What are High Yield Bonds?

High yield bonds are also known as speculative or junk bonds. Bonds falling under this category are typically issued by companies with weaker financials and/or cash flow stability such that they are deemed to have higher probability of default. The name “junk bond” was also given to this group of bonds as a result of these bonds’ inability to repay its debtors historically. They offer a higher yield compared to investment grade bonds as investors will need to be compensated for the higher risk of holding onto the bond.

Growth of the High Yield Bond Market in Asia

The high yield bond market in Asia has grown significantly over the past decade. Total high yield bond issuance volume in 2008 stood at a humble $3 billion. This has grown over 27x over a period of 11 years to $83 billion with over a month remaining in the year.

The Asian high yield bond market is dominated by Chinese companies, particularly ones operating in the real estate sector. These companies have found a strong demand for their bonds from asset managers and individual investors across Asia amid a low interest rate environment world over. Another major segment of the high yield bond market is emerging and frontier countries’ sovereign bonds. Over the past few years, investors have lapped up new bond issues from countries such as Ghana, Lebanon, Tajikistan, Maldives and Papua New Guinea.

High Yield vs. Investment Grade

We have compared two bonds from the same industry and the same country to understand how high yield bonds stack up against investment grade bonds in secondary markets. The high yield bond is Tesla’s 5.3% bond due 2025, which received a B- rating from S&P given that it is a loss-making company with limited cash reserves. On the other hand, is General Motor’s 4% bond due 2025, which received a BBB rating.

*As of 20 November 2019

Source: BondEvalue

After issuance, Tesla’s bond is trading at a discount (below 100) while General Motor’s bond is trading at a premium (above 100).
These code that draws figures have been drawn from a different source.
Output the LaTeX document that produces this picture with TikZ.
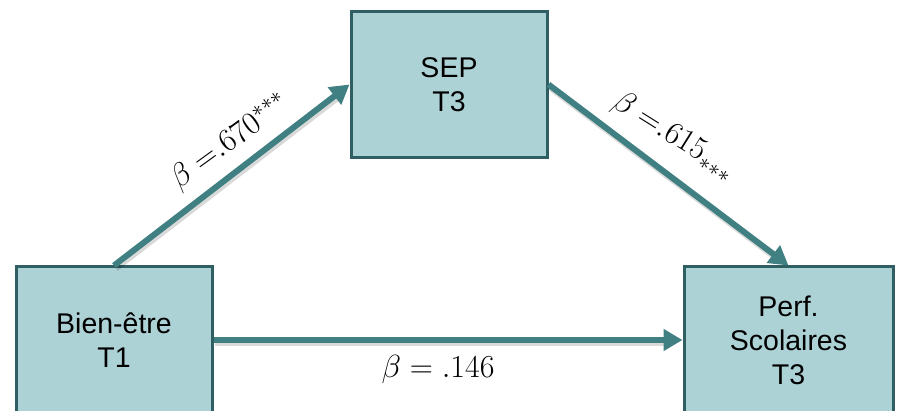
\RequirePackage{fix-cm}
\documentclass[tikz,border=0pt]{standalone}
\usepackage{fontspec}
\setmainfont{Liberation Sans}
\usetikzlibrary{arrows.meta}
\definecolor{boxfill}{RGB}{173,210,214}
\definecolor{boxline}{RGB}{47,95,99}
\definecolor{arrowcol}{RGB}{64,128,131}
\begin{document}
\begin{tikzpicture}[x=1pt,y=-1pt,
  varbox/.style={draw=boxline, line width=3pt, fill=boxfill, align=center,
    minimum width=196pt, minimum height=146pt, inner sep=0pt,
    font=\fontsize{28.5}{34}\selectfont},
  path/.style={draw=arrowcol, line width=6pt, -{Triangle[length=19pt,width=21pt]}},
  shadowline/.style={draw=black, opacity=0.15, line width=7pt, shorten >=14pt},
  coef/.style={font=\fontsize{32}{36}\selectfont, inner sep=0pt}]
\useasboundingbox (0,0) rectangle (897,411);
\begin{scope}
\clip (0,0) rectangle (897,411);
\node[varbox] (sep) at (449,84.5) {SEP\\T3};
\node[varbox] (bien) at (114,340) {Bien-être\\T1};
\node[varbox, minimum width=209pt] (perf) at (788.5,340) {Perf.\\Scolaires\\T3};
\begin{scope}[transform canvas={shift={(1.5pt,-2.5pt)}}]
\draw[shadowline] (bien.north) -- (sep.west);
\draw[shadowline] (sep.east) -- (perf.north);
\draw[shadowline] (bien.east) -- (perf.west);
\end{scope}
\draw[path] (bien.north) -- (sep.west);
\draw[path] (sep.east) -- (perf.north);
\draw[path] (bien.east) -- (perf.west);
\end{scope}
\node[coef, rotate=36] (c1) at (230,142) {$\beta\;{=}.670^{***}$};
\node[coef, rotate=-32] (c2) at (674,136) {$\beta\;{=}.615_{***}$};
\node[coef] (c3) at (438,370) {$\beta = .146$};
\end{tikzpicture}
\end{document}
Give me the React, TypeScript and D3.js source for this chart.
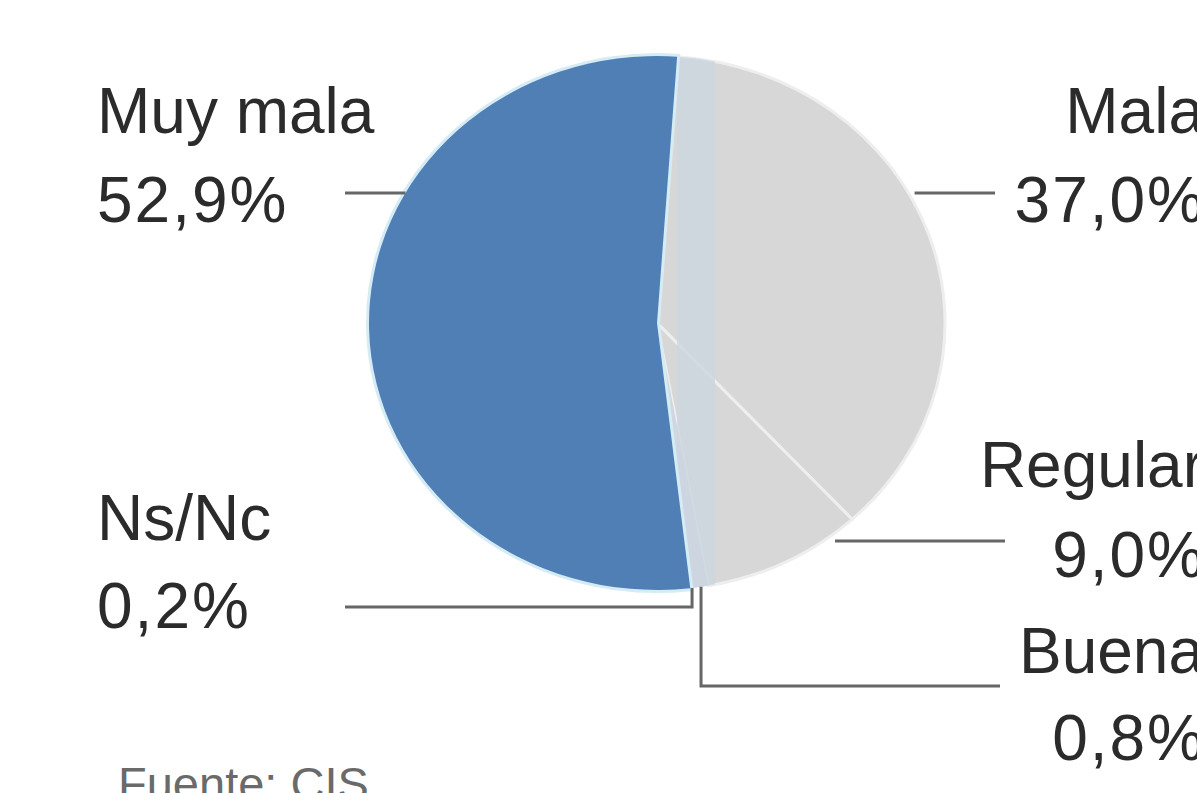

This is in line with the current economic environment wherein investors are moving out of risky assets and into safer options. Another point to note is that high yield bonds tend to exhibit more volatility in the secondary markets as compared to investment grade bonds. This can be seen in the above chart where Tesla’s bond price fluctuates more that the General Motors’ bond price.

Fallen angels and rising stars

Fallen angels is the term given to bonds at the lower end of the investment grade spectrum (BBB) that are downgraded into junk territory (BB+ or lower) during the life of the bond. In 2016, 18% of low BBB rated companies were downgraded from investment grade and their bonds were relabelled as high yield bonds.

It is possible for high yield bonds to receive rating upgrades and move into investment grade category. These bonds are known as “rising stars”. This often happens to companies new to the debt market and yet to have a credit history of debt repayment, where their creditworthiness is unknown and ought to offer a premium yield when they first issue bonds. If the company continues to improve its financials and shown to have great future prospects, its credit ratings will be upgraded.